According to the American Values Survey conducted by the Public Religion Research Institute, only about 40 percent of the white working class say the country’s best days are ahead. This is not only lower than college-educated whites (53 percent), but much lower than blacks (60 percent) and Hispanics (56 percent). It is astonishing to think that the white working class has a dimmer view of the nation’s future than blacks, who have been historically discriminated against and still lag badly on almost every socio-economic indicator.

As noted by the National Journal’s acute analyst Ronald Brownstein, a survey for The Pew Charitable Trusts picked up the same finding a few years ago. It asked people whether they expected to be better off in 10 years. Whereas two-thirds of blacks and Hispanics said “yes,” only 44 percent of whites without a college degree said the same.

We are conditioned by the media to be obsessed with race, when class is an increasingly important divider. (No one ever earnestly says on a cable-TV show that we need to have “a conversation about class in America.”) The class divide among whites shows up again and again on questions about the fairness of the country.

The American Values Survey finds that white working-class Americans distrust institutions like the government and business more than college-educated whites do; they are more likely to think that their vote doesn’t matter because of the influence of wealthy interests; they are more likely to think that hard work doesn’t necessarily lead to success.

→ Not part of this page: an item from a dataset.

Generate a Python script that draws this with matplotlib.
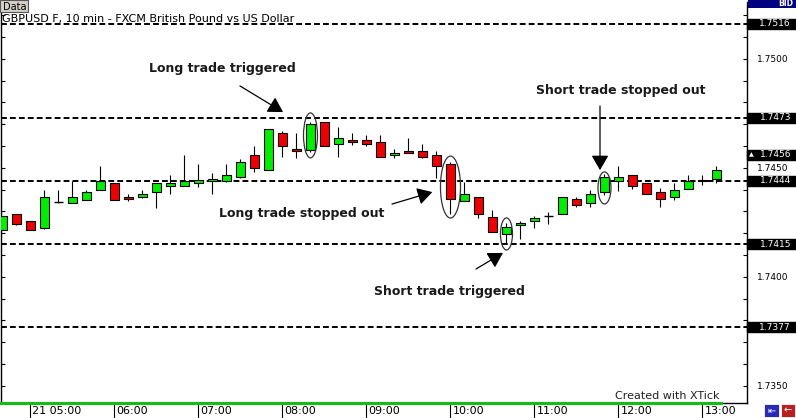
import numpy as np
import pandas as pd
import matplotlib
matplotlib.use('Agg')
import matplotlib.pyplot as plt
from matplotlib.patches import Rectangle, Ellipse
from matplotlib.ticker import MultipleLocator, FuncFormatter
import matplotlib.transforms as mtransforms

W, H = 796, 418

# GBPUSD 10 min bars, day 21 from 04:40
opens = [1.74216, 1.74287, 1.74256, 1.74226, 1.74345, 1.74338, 1.74354, 1.74397, 1.74429, 1.74365,
         1.74365, 1.74388, 1.74416, 1.74416, 1.74429, 1.74440, 1.74438, 1.74458, 1.74558, 1.74489,
         1.74659, 1.74585, 1.74583, 1.74709, 1.74608, 1.74627, 1.74627, 1.74617, 1.74558, 1.74576,
         1.74576, 1.74558, 1.74516, 1.74347, 1.74365, 1.74276, 1.74195, 1.74237, 1.74255, 1.74278,
         1.74287, 1.74356, 1.74338, 1.74389, 1.74440, 1.74466, 1.74431, 1.74388, 1.74365, 1.74404,
         1.74446, 1.74448]
highs = [1.74280, 1.74287, 1.74256, 1.74399, 1.74399, 1.74441, 1.74397, 1.74509, 1.74429, 1.74380,
         1.74399, 1.74429, 1.74467, 1.74559, 1.74518, 1.74477, 1.74518, 1.74541, 1.74600, 1.74677,
         1.74669, 1.74659, 1.74709, 1.74709, 1.74686, 1.74659, 1.74651, 1.74651, 1.74587, 1.74636,
         1.74610, 1.74576, 1.74526, 1.74434, 1.74365, 1.74307, 1.74246, 1.74256, 1.74279, 1.74296,
         1.74365, 1.74365, 1.74399, 1.74472, 1.74507, 1.74466, 1.74431, 1.74406, 1.74431, 1.74467,
         1.74467, 1.74510]
lows = [1.74213, 1.74239, 1.74216, 1.74221, 1.74340, 1.74338, 1.74351, 1.74397, 1.74351, 1.74349,
        1.74360, 1.74317, 1.74382, 1.74416, 1.74411, 1.74382, 1.74434, 1.74452, 1.74480, 1.74489,
        1.74551, 1.74544, 1.74574, 1.74599, 1.74551, 1.74604, 1.74600, 1.74549, 1.74544, 1.74567,
        1.74544, 1.74452, 1.74288, 1.74347, 1.74272, 1.74206, 1.74154, 1.74172, 1.74223, 1.74241,
        1.74287, 1.74319, 1.74319, 1.74376, 1.74393, 1.74402, 1.74379, 1.74319, 1.74351, 1.74404,
        1.74422, 1.74432]
closes = [1.74278, 1.74244, 1.74216, 1.74365, 1.74345, 1.74365, 1.74388, 1.74440, 1.74354, 1.74356,
          1.74379, 1.74429, 1.74429, 1.74438, 1.74446, 1.74448, 1.74466, 1.74526, 1.74498, 1.74677,
          1.74600, 1.74576, 1.74700, 1.74599, 1.74636, 1.74617, 1.74608, 1.74549, 1.74567, 1.74567,
          1.74549, 1.74507, 1.74356, 1.74379, 1.74287, 1.74206, 1.74227, 1.74247, 1.74269, 1.74278,
          1.74365, 1.74328, 1.74379, 1.74457, 1.74457, 1.74416, 1.74379, 1.74356, 1.74397, 1.74440,
          1.74440, 1.74489]
times = pd.date_range('2008-01-21 04:40', periods=len(opens), freq='10min')

levels = [1.7516, 1.7473, 1.7444, 1.7415, 1.7377]
bid = 1.7456

fig = plt.figure(figsize=(W / 100, H / 100), dpi=100)
fig.patch.set_facecolor('white')

def fx(x):
    return x / W

def fy(y):
    return 1 - y / H

ax = fig.add_axes([fx(1), fy(403), fx(746), (403 - 2) / H])
ax.set_xlim(-0.107, 53.18)
ax.set_ylim(1.734215, 1.752609)
ax.set_facecolor('white')

# levels
for lv in levels:
    ax.axhline(lv, color='black', lw=1.4, dashes=(3, 1.6), zorder=1)

# candles
w = 0.64
for i, (o, h, l, c) in enumerate(zip(opens, highs, lows, closes)):
    ax.vlines(i, l, h, color='black', lw=0.8, zorder=2)
    if abs(c - o) < 0.00002:
        ax.hlines(o, i - w / 2, i + w / 2, color='black', lw=1.0, zorder=3)
    else:
        col = '#00ee00' if c > o else '#ee0000'
        ax.add_patch(Rectangle((i - w / 2, min(o, c)), w, abs(c - o), facecolor=col,
                               edgecolor='black', lw=0.8, zorder=3))

# axes look
for s in ['top']:
    ax.spines[s].set_visible(False)
for s in ['left', 'right', 'bottom']:
    ax.spines[s].set_linewidth(1.0)

ax.yaxis.set_major_locator(MultipleLocator(0.001))
ax.yaxis.set_major_formatter(FuncFormatter(
    lambda v, p: '%.4f' % v if round(v * 10000) % 50 == 0 else ''))
ax.tick_params(axis='y', direction='in', length=3, width=0.8, left=True, right=True,
               labelleft=False, labelright=True, labelsize=6.5, pad=7)

hour_idx = [i for i, t in enumerate(times) if t.minute == 0]
ax.set_xticks(hour_idx)
ax.tick_params(axis='x', direction='out', length=10.5, width=0.8, labelbottom=False)
lab_tr = mtransforms.offset_copy(ax.get_xaxis_transform(), fig=fig, x=2, y=-8, units='dots')
for k, i in enumerate(hour_idx):
    lab = times[i].strftime('%d %H:%M') if k == 0 else times[i].strftime('%H:%M')
    ax.text(i, 0, lab, transform=lab_tr, ha='left', va='center', fontsize=8, color='black')

# level boxes on the right
ytr = mtransforms.blended_transform_factory(ax.transAxes, ax.transData)
bw = (796 - 747) / 746
bh = 10 / 21800
for lv in levels:
    ax.add_patch(Rectangle((1.0, lv - bh / 2), bw, bh, transform=ytr, color='black',
                           clip_on=False, zorder=5))
    ax.text((791 - 1) / 746, lv, '%.4f' % lv, transform=ytr, ha='right', va='center',
            fontsize=6.5, color='white', zorder=6)
ax.add_patch(Rectangle((1.0, bid - bh / 2), bw, bh, transform=ytr, color='black',
                       clip_on=False, zorder=5))
ax.text((791 - 1) / 746, bid, '%.4f' % bid, transform=ytr, ha='right', va='center',
        fontsize=6.5, color='white', zorder=6)
ax.text((751 - 1) / 746, bid, '\u25b2', transform=ytr, ha='center', va='center',
        fontsize=4.5, color='white', zorder=6)

# ellipses around trade candles
for cx, cy, ew, eh in [(22, 1.74649, 1.0, 0.00206), (32, 1.74412, 1.43, 0.00284),
                       (36, 1.74197, 0.86, 0.00147), (43, 1.74408, 0.93, 0.00147)]:
    ax.add_patch(Ellipse((cx, cy), ew, eh, fill=False, edgecolor='#333333', lw=0.9, zorder=4))

# notes
notes = [
    ('Long trade triggered', (15.68, 1.74954), (16.96, 1.74876), (20.04, 1.74756)),
    ('Long trade stopped out', (21.39, 1.74293), (27.82, 1.74334), (30.70, 1.74389)),
    ('Short trade triggered', (31.89, 1.73935), (33.82, 1.74036), (35.75, 1.74110)),
    ('Short trade stopped out', (44.18, 1.74853), (42.68, 1.74784), (42.68, 1.74490)),
]
for txt, tpos, tail, tip in notes:
    ax.text(tpos[0], tpos[1], txt, ha='center', va='center', fontsize=9,
            fontweight='bold', color='#1a1a1a', zorder=6)
    ax.annotate('', xy=tip, xytext=tail,
                arrowprops=dict(arrowstyle='-|>,head_length=0.6,head_width=0.35',
                                color='black', lw=0.9, mutation_scale=15,
                                shrinkA=0, shrinkB=0), zorder=6)

# title and chart chrome
fig.text(fx(2), fy(19), 'GBPUSD F, 10 min - FXCM British Pound vs US Dollar',
         fontsize=8, ha='left', va='center', color='black')
fig.add_artist(Rectangle((fx(0), fy(12)), fx(28), 12 / H, facecolor='#d4d0c8',
                         edgecolor='#555555', lw=0.8, transform=fig.transFigure))
fig.text(fx(2.5), fy(6.5), 'Data', fontsize=7, ha='left', va='center', color='black')

fig.add_artist(Rectangle((fx(748), fy(7.5)), fx(48), 7.5 / H, facecolor='#000080',
                         edgecolor='none', transform=fig.transFigure))
fig.text(fx(793), fy(4), 'BID', fontsize=5.5, fontweight='bold', ha='right', va='center',
         color='white')

fig.add_artist(Rectangle((fx(0), fy(404.5)), fx(723), 3 / H, facecolor='#10c010',
                         edgecolor='none', transform=fig.transFigure, zorder=10))
fig.text(fx(615), fy(396), 'Created with XTick', fontsize=8, ha='left', va='center',
         color='#222222')

fig.add_artist(Rectangle((fx(764), fy(417)), fx(15), 13 / H, facecolor='#2a2ab8',
                         edgecolor='white', lw=0.6, transform=fig.transFigure))
fig.text(fx(771.5), fy(410.5), '\u21e4', fontsize=7, ha='center', va='center', color='white')
fig.add_artist(Rectangle((fx(781), fy(417)), fx(14), 13 / H, facecolor='#b82020',
                         edgecolor='white', lw=0.6, transform=fig.transFigure))
fig.text(fx(788), fy(410.5), '\u2190', fontsize=7, ha='center', va='center', color='white')

fig.savefig('out.png', dpi=100)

There is a sense among working-class whites that America has gone off the rails, and has been that way for a long time. Sixty-two percent of them say American culture has gotten worse since the 1950s, whereas only 49 percent of college-educated whites agree. (Similarly, the working class has a much more jaded view of immigration, which has been a defining feature of American life in recent decades.)

If our politics has a coloration of anger and despair, it is only the dismaying trends written about by social scientists Charles Murray, Robert Putnam and Bradford Wilcox coming home to roost. Besides the economic battering that lower-skilled workers have taken in recent decades, the working class is increasingly disconnected from the institutions that lend meaning and hope to people’s lives: marriage, the workforce, churches and other institutions of civil society.

They believe that the long-standing American promise of a country where children are better off than their parents has been betrayed, and they sense that their time is past — a sense reinforced by a pop culture that tends to consider them afterthoughts, or fitting subjects for mockery.

Although smaller than it once was, the white working class remains about 40 percent of the electorate. Its travails can’t — and won’t — be ignored.